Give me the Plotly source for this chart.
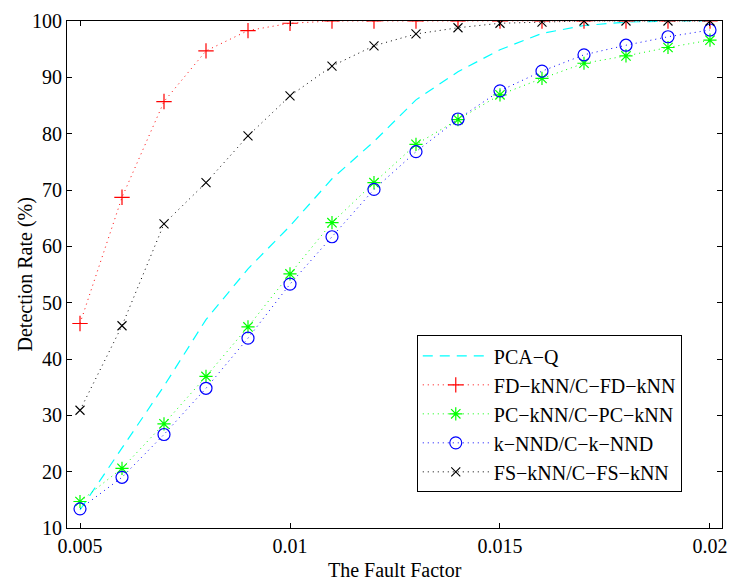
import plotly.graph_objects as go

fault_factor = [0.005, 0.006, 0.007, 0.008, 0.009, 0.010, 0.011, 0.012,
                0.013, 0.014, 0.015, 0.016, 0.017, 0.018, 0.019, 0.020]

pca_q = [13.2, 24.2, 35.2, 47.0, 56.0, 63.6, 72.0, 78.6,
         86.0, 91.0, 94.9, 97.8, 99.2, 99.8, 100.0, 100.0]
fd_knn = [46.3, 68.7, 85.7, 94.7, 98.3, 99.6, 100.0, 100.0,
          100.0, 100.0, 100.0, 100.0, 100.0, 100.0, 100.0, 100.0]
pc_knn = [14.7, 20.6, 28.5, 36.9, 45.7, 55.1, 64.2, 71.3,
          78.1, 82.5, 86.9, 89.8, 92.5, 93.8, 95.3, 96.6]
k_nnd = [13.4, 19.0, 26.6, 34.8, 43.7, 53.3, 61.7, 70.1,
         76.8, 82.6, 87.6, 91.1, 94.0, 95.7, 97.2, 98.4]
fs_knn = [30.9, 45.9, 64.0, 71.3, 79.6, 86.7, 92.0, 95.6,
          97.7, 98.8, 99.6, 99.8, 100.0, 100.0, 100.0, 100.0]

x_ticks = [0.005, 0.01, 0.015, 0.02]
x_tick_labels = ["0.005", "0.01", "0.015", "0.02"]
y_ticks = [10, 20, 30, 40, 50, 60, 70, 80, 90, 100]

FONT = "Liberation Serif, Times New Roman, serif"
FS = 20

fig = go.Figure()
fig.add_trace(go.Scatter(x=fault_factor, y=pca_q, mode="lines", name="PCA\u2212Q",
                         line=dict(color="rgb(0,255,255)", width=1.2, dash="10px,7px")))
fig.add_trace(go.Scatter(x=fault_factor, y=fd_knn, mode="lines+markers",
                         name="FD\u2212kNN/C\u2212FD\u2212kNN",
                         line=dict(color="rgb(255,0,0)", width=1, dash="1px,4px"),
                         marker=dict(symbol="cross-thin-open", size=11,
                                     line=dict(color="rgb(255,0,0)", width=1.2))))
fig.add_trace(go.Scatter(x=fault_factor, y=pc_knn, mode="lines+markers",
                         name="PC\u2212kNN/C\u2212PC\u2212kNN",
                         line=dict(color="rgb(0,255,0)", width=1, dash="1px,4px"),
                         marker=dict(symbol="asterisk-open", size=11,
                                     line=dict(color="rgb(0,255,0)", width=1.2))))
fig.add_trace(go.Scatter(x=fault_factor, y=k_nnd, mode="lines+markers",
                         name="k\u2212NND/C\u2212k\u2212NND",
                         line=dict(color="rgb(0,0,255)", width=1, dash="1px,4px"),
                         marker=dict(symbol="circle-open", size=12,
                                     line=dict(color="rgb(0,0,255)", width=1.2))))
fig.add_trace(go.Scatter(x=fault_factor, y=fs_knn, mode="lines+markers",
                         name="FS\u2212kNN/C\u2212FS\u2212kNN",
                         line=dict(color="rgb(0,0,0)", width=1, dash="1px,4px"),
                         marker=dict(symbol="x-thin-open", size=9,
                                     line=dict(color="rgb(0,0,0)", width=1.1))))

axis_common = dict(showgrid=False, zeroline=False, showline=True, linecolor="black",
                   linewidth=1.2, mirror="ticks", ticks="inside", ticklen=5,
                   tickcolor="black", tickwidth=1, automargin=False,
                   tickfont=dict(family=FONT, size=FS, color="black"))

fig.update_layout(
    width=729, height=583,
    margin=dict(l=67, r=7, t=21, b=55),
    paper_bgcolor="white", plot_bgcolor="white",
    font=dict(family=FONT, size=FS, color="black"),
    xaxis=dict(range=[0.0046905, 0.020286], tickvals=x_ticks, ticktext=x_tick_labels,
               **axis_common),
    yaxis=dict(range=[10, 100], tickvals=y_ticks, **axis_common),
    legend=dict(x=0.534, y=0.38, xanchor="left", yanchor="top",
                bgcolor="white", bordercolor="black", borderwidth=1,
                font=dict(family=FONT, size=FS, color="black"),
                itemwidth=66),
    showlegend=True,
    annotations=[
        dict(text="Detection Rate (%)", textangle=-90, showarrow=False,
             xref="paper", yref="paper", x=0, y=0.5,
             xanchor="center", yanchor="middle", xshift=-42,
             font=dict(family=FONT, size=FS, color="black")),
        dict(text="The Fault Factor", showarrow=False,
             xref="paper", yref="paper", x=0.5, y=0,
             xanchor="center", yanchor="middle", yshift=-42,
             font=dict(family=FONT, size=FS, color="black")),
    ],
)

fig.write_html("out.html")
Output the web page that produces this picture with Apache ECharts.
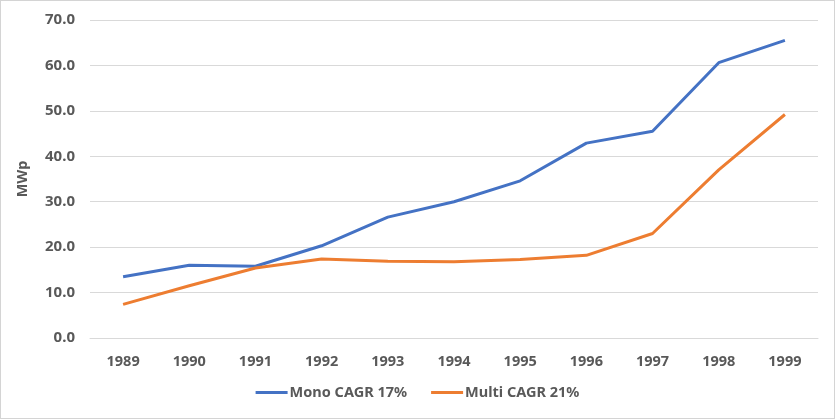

:::::

### DIRECTIONS FOR THIS TASK
Print the entries as they stand, first line through the line holding "97.7, 98.8, 99.6, 99.8, 100.0, 100.0, 100.0, 100.0]", with every picture removed.

### TASK SOLUTION
Give me the Plotly source for this chart.
import plotly.graph_objects as go

fault_factor = [0.005, 0.006, 0.007, 0.008, 0.009, 0.010, 0.011, 0.012,
                0.013, 0.014, 0.015, 0.016, 0.017, 0.018, 0.019, 0.020]

pca_q = [13.2, 24.2, 35.2, 47.0, 56.0, 63.6, 72.0, 78.6,
         86.0, 91.0, 94.9, 97.8, 99.2, 99.8, 100.0, 100.0]
fd_knn = [46.3, 68.7, 85.7, 94.7, 98.3, 99.6, 100.0, 100.0,
          100.0, 100.0, 100.0, 100.0, 100.0, 100.0, 100.0, 100.0]
pc_knn = [14.7, 20.6, 28.5, 36.9, 45.7, 55.1, 64.2, 71.3,
          78.1, 82.5, 86.9, 89.8, 92.5, 93.8, 95.3, 96.6]
k_nnd = [13.4, 19.0, 26.6, 34.8, 43.7, 53.3, 61.7, 70.1,
         76.8, 82.6, 87.6, 91.1, 94.0, 95.7, 97.2, 98.4]
fs_knn = [30.9, 45.9, 64.0, 71.3, 79.6, 86.7, 92.0, 95.6,
          97.7, 98.8, 99.6, 99.8, 100.0, 100.0, 100.0, 100.0]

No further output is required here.